SARs are free of charge in almost all cases. You can only charge a reasonable fee (based on administrative costs) if a request is manifestly unfounded or excessive, or if someone requests additional copies of data already provided.
This is a high bar. A request may be manifestly unfounded if the person clearly has no intention to exercise their rights (for example, making threats unrelated to data access). A request may be excessive if it is repetitive without legitimate reason.
Volume alone does not make a request excessive. The test considers whether the request is reasonable in the circumstances, not the work involved. You bear the burden of proof and must still respond within one month, explaining your decision and informing the individual of their right to complain to the ICO.

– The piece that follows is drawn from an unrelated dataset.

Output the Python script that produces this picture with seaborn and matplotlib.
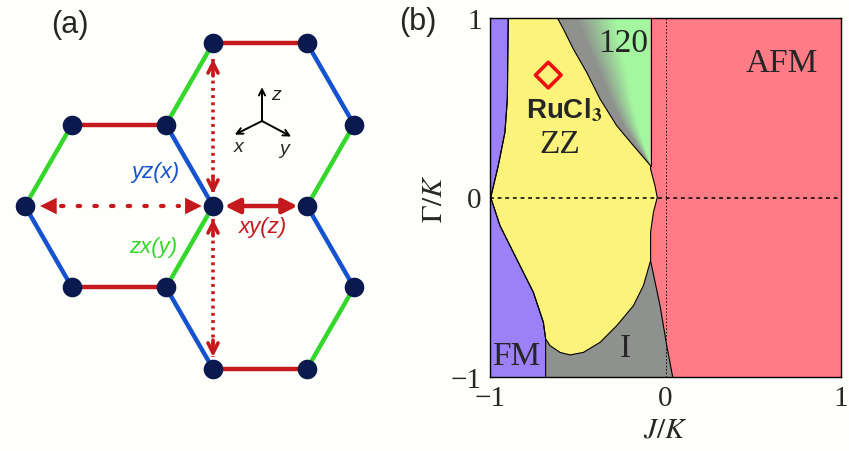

You can extend the deadline by up to two further months (total three months) for genuinely complex requests. You must tell the individual within the first month and explain why. Complexity means significant effort is needed - for example, searching many systems or reviewing large volumes of third-party data. Being busy or under-resourced is not a valid reason.
SARs from employees and former employees are among the most challenging. They typically involve large volumes of data across many systems and raise complex exemption questions.
Failing to respond correctly to SARs is a breach of data subject rights under UK GDPR Articles 12-22. This falls under the higher tier of the UK GDPR penalty regime.
Common compliance failures that trigger ICO enforcement:
The ICO can investigate complaints, issue enforcement notices, audit your SAR processes, and impose fines for serious or persistent failures.